**EXERCISE DETAILS:** Write out again, word for word, the lines below from the line that holds "Write a LaTeX" through the line that holds "sep=0pt,minimum size=100*0.01cm] (neuron)", omitting pictures.

** START OF INPUT RECORDS **

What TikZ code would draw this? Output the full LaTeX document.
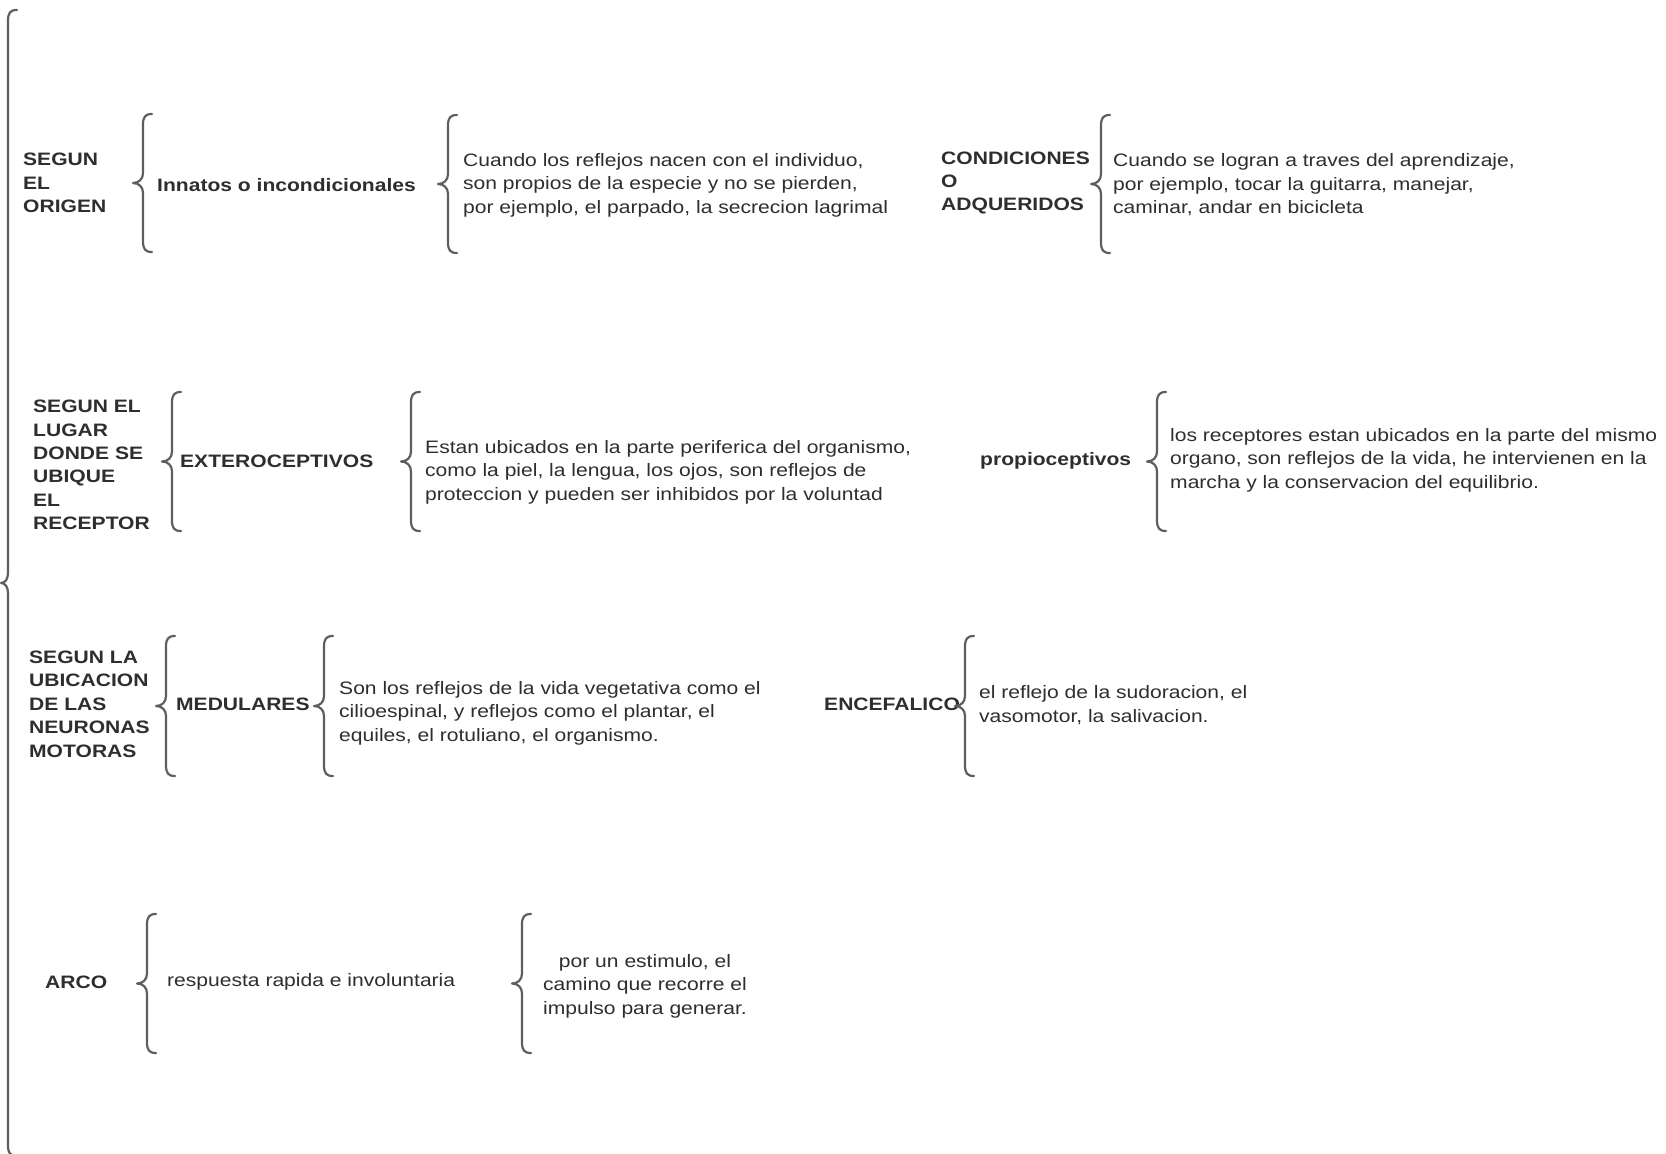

** END OF INPUT RECORDS **
** START OF INPUT RECORDS **

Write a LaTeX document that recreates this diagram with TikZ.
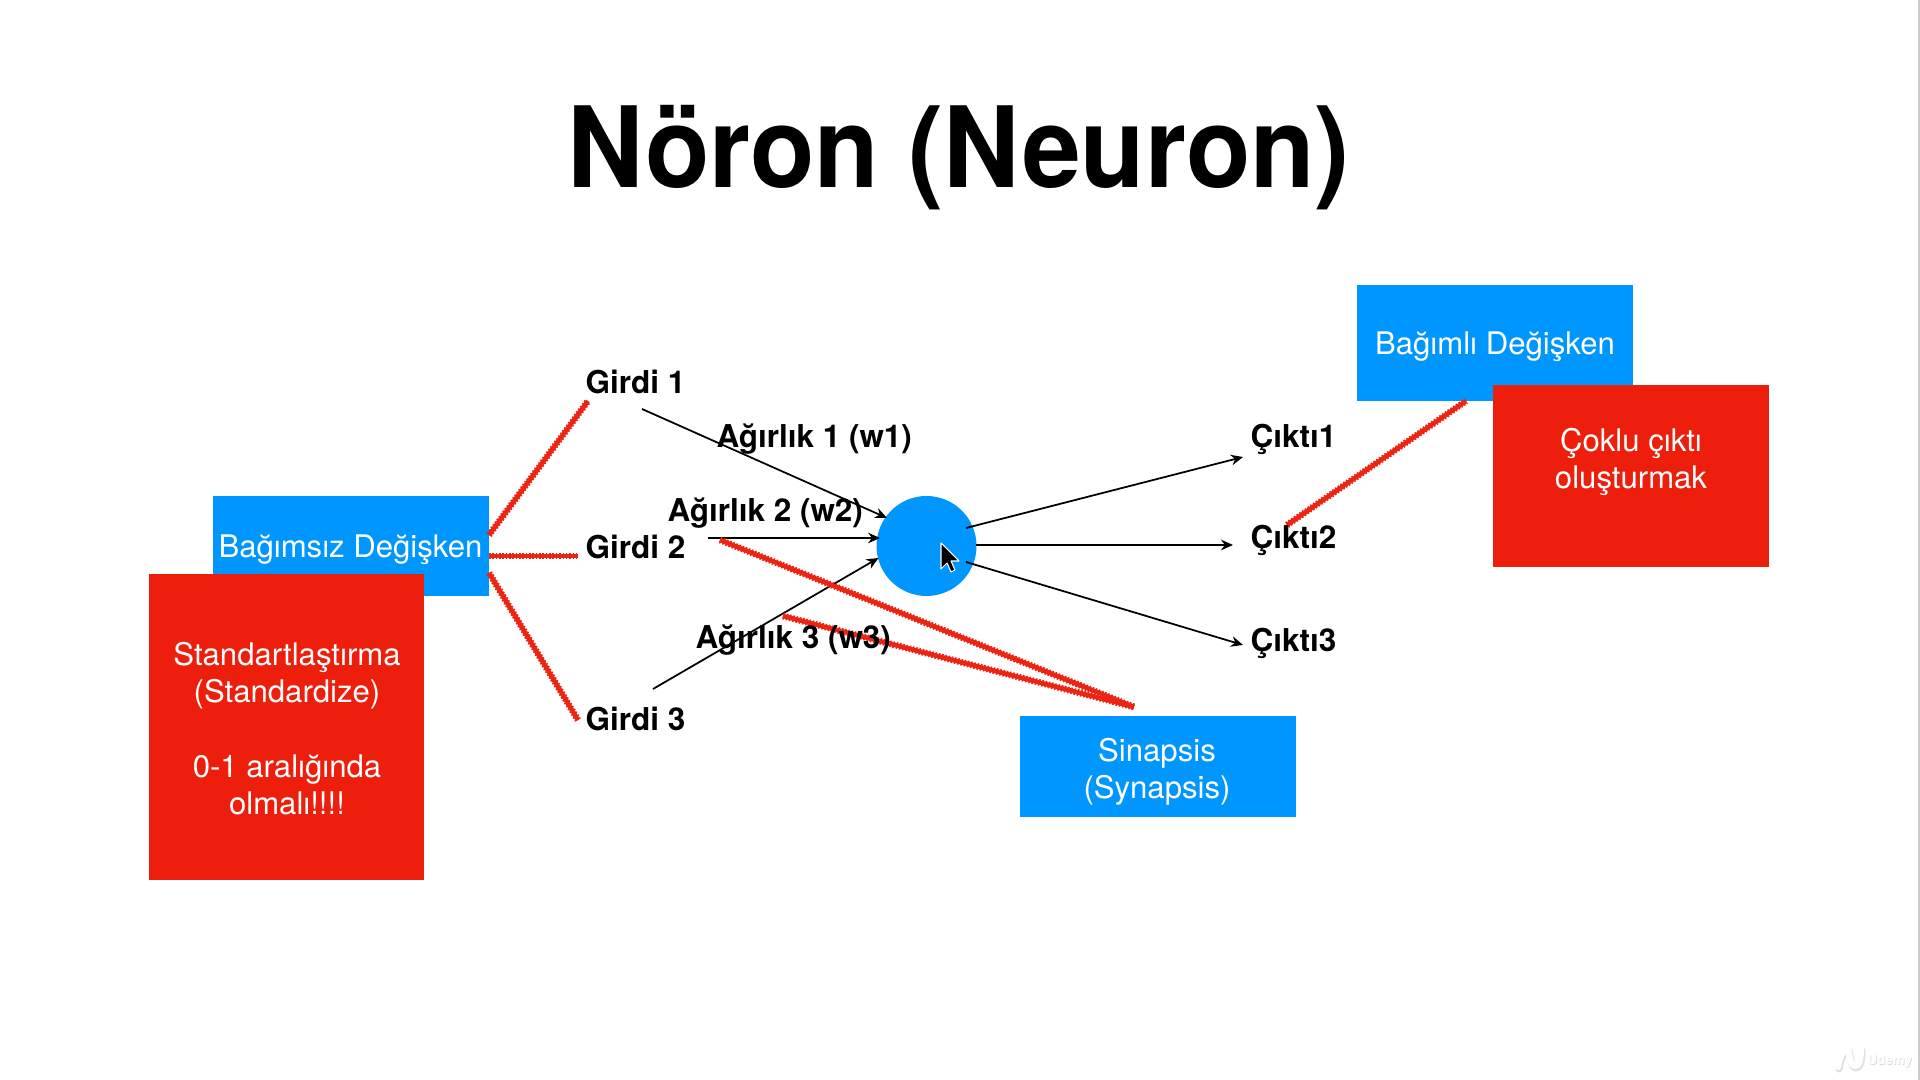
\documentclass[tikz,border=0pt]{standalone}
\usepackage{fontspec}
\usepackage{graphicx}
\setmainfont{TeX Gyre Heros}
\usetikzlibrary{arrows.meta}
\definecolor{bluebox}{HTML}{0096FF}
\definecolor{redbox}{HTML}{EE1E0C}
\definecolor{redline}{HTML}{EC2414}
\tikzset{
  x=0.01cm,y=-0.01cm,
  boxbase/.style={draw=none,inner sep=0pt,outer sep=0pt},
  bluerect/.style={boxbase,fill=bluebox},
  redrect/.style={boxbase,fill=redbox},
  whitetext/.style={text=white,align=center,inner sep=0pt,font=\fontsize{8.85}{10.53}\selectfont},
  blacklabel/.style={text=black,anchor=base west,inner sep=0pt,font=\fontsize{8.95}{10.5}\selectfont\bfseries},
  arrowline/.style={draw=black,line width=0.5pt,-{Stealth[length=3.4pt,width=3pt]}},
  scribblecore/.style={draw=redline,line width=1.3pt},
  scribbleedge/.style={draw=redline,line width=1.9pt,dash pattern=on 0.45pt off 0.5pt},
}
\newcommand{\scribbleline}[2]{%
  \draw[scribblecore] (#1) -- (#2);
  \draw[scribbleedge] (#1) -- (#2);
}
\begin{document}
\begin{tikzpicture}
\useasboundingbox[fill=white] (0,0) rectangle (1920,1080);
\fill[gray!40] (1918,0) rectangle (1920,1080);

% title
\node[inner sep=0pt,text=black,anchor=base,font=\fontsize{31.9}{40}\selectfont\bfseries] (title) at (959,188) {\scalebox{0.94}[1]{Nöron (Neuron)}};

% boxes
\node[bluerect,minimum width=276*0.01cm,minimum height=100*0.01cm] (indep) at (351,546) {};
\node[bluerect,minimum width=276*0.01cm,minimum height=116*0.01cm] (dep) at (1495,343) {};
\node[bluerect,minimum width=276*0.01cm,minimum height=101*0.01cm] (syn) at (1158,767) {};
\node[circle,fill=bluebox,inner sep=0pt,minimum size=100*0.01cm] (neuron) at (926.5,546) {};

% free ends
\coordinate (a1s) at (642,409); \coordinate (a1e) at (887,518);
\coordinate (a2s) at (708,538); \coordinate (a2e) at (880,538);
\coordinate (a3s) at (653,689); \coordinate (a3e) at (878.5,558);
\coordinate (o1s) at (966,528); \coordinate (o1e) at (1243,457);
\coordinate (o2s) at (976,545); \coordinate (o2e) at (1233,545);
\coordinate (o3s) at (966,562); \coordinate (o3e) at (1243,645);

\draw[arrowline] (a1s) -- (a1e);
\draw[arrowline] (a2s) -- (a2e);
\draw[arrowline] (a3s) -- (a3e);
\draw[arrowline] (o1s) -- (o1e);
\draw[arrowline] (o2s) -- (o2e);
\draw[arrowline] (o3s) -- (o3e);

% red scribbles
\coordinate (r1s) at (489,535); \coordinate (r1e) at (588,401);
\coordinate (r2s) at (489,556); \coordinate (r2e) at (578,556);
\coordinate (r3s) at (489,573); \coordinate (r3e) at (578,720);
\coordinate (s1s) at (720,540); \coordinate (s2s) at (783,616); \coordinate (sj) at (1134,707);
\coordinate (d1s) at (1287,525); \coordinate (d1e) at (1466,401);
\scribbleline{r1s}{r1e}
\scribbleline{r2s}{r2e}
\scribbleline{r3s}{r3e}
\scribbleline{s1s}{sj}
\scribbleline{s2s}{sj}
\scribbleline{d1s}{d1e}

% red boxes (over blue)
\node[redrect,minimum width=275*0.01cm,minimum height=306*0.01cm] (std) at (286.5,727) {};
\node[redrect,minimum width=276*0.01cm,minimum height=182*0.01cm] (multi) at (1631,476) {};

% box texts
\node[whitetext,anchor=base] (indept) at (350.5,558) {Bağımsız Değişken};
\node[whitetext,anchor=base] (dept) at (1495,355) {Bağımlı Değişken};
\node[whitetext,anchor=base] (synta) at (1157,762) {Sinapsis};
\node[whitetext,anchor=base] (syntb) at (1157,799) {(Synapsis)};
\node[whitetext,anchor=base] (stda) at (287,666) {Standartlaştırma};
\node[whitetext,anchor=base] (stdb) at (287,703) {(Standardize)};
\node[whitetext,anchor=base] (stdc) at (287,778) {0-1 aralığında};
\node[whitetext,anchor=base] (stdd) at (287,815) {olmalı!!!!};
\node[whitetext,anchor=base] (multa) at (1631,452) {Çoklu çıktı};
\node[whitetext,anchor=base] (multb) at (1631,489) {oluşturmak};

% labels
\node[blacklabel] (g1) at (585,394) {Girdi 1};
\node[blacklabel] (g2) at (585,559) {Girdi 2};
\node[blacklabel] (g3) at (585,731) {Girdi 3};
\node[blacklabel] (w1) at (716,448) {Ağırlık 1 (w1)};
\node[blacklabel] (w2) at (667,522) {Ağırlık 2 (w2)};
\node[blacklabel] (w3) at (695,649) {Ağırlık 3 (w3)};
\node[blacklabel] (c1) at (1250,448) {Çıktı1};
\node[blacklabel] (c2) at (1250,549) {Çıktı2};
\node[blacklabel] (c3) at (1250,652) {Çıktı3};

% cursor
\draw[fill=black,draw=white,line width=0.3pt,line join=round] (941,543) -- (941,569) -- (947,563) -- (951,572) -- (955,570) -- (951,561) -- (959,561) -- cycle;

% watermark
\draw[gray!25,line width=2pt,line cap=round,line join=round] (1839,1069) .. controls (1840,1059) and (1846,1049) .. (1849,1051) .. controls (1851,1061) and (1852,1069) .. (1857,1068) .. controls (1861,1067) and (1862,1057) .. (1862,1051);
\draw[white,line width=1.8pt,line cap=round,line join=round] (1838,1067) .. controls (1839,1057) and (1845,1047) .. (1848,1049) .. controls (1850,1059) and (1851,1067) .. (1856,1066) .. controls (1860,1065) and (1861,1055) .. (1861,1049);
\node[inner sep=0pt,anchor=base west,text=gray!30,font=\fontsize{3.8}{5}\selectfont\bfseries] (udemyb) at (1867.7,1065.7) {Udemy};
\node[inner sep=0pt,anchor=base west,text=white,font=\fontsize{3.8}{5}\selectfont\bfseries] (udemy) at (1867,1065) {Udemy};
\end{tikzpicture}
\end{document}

** END OF INPUT RECORDS **
** START OF INPUT RECORDS **

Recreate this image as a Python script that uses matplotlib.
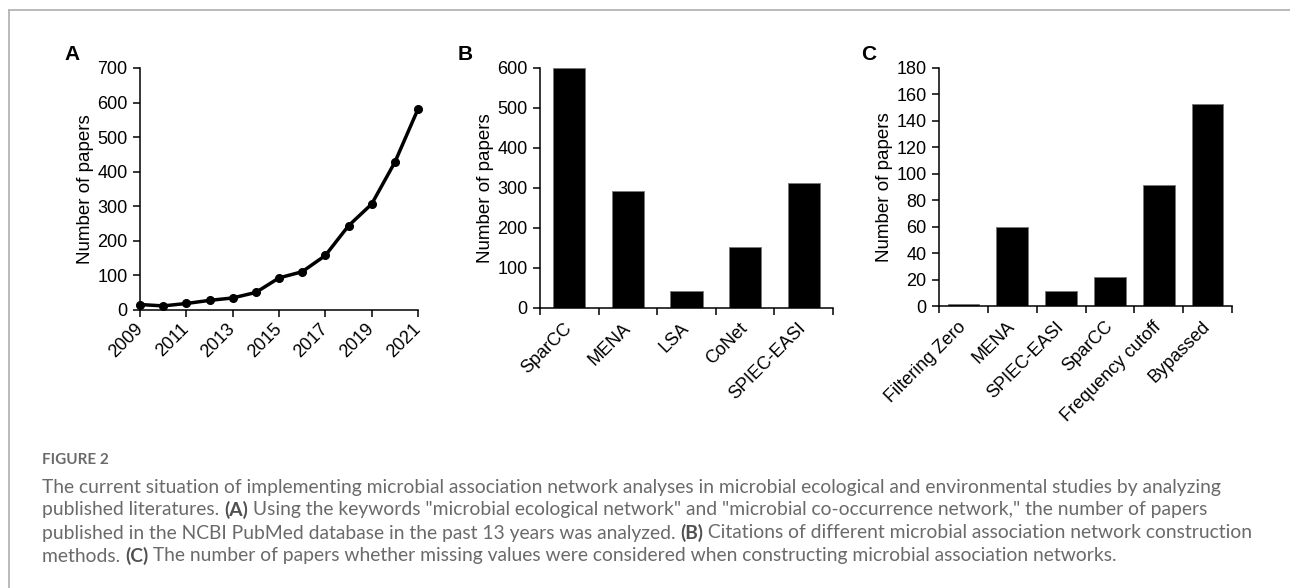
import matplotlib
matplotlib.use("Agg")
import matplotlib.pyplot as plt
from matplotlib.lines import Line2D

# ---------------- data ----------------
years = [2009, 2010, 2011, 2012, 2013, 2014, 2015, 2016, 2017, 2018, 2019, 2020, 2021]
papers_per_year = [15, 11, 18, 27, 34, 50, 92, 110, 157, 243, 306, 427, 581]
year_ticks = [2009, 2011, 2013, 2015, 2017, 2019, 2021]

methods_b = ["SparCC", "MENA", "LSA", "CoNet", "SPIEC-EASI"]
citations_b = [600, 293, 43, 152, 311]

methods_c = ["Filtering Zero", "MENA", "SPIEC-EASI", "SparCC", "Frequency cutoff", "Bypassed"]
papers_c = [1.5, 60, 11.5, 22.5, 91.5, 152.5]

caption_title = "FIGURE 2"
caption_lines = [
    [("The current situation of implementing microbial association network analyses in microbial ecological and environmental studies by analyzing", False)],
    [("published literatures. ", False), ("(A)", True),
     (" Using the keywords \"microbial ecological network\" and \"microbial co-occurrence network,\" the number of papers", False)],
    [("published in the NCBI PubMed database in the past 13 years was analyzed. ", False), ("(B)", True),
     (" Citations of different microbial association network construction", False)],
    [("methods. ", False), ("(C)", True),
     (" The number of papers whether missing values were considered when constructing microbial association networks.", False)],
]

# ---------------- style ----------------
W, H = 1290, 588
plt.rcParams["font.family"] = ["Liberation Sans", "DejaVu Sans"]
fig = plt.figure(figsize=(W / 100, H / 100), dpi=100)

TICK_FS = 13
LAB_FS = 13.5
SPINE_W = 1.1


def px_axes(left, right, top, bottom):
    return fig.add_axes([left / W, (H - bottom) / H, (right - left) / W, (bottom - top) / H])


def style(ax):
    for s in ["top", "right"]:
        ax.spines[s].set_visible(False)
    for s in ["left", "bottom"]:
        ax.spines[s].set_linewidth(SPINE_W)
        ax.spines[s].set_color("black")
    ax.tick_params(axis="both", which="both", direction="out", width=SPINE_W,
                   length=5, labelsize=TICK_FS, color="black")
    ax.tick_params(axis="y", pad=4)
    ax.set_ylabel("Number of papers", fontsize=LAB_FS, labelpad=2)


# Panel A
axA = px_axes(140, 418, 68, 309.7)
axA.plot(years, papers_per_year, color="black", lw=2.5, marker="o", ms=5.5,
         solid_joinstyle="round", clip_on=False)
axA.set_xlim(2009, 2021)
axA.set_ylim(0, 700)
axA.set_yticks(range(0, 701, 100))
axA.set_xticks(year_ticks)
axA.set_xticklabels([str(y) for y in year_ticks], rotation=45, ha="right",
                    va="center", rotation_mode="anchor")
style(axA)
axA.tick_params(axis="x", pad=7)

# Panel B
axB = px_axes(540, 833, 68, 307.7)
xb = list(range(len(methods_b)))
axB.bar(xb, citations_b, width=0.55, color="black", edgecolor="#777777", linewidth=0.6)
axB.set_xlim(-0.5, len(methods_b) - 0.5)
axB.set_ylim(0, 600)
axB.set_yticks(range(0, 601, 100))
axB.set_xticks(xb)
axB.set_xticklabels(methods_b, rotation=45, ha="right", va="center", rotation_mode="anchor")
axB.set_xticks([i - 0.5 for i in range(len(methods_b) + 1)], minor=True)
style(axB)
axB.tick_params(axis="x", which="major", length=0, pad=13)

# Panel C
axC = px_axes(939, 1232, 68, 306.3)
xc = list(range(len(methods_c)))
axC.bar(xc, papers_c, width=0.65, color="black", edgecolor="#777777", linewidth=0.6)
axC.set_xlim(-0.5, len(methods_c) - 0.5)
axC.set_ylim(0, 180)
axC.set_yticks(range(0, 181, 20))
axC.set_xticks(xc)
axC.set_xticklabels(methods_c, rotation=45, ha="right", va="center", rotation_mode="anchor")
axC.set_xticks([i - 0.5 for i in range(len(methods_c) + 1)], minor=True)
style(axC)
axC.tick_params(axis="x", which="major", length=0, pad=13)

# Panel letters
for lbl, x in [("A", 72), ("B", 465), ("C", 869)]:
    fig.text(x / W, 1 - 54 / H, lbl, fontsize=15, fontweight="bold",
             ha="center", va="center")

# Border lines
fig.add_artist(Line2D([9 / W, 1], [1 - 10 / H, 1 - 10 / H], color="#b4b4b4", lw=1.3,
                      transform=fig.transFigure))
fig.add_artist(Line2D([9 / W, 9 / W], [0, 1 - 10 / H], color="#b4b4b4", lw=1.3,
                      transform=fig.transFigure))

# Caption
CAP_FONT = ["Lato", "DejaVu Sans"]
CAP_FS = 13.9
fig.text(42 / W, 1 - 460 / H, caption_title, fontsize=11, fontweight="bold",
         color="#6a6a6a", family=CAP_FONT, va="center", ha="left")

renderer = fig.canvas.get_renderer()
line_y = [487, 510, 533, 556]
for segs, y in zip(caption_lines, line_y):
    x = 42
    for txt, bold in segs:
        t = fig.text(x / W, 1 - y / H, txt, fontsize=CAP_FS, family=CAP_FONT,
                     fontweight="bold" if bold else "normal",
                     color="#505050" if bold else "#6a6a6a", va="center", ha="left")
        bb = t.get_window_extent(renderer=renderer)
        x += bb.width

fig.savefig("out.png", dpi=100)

** END OF INPUT RECORDS **

**TASK OUTPUT:**
Write a LaTeX document that recreates this diagram with TikZ.
\documentclass[tikz,border=0pt]{standalone}
\usepackage{fontspec}
\usepackage{graphicx}
\setmainfont{TeX Gyre Heros}
\usetikzlibrary{arrows.meta}
\definecolor{bluebox}{HTML}{0096FF}
\definecolor{redbox}{HTML}{EE1E0C}
\definecolor{redline}{HTML}{EC2414}
\tikzset{
  x=0.01cm,y=-0.01cm,
  boxbase/.style={draw=none,inner sep=0pt,outer sep=0pt},
  bluerect/.style={boxbase,fill=bluebox},
  redrect/.style={boxbase,fill=redbox},
  whitetext/.style={text=white,align=center,inner sep=0pt,font=\fontsize{8.85}{10.53}\selectfont},
  blacklabel/.style={text=black,anchor=base west,inner sep=0pt,font=\fontsize{8.95}{10.5}\selectfont\bfseries},
  arrowline/.style={draw=black,line width=0.5pt,-{Stealth[length=3.4pt,width=3pt]}},
  scribblecore/.style={draw=redline,line width=1.3pt},
  scribbleedge/.style={draw=redline,line width=1.9pt,dash pattern=on 0.45pt off 0.5pt},
}
\newcommand{\scribbleline}[2]{%
  \draw[scribblecore] (#1) -- (#2);
  \draw[scribbleedge] (#1) -- (#2);
}
\begin{document}
\begin{tikzpicture}
\useasboundingbox[fill=white] (0,0) rectangle (1920,1080);
\fill[gray!40] (1918,0) rectangle (1920,1080);

% title
\node[inner sep=0pt,text=black,anchor=base,font=\fontsize{31.9}{40}\selectfont\bfseries] (title) at (959,188) {\scalebox{0.94}[1]{Nöron (Neuron)}};

% boxes
\node[bluerect,minimum width=276*0.01cm,minimum height=100*0.01cm] (indep) at (351,546) {};
\node[bluerect,minimum width=276*0.01cm,minimum height=116*0.01cm] (dep) at (1495,343) {};
\node[bluerect,minimum width=276*0.01cm,minimum height=101*0.01cm] (syn) at (1158,767) {};
\node[circle,fill=bluebox,inner sep=0pt,minimum size=100*0.01cm] (neuron) at (926.5,546) {};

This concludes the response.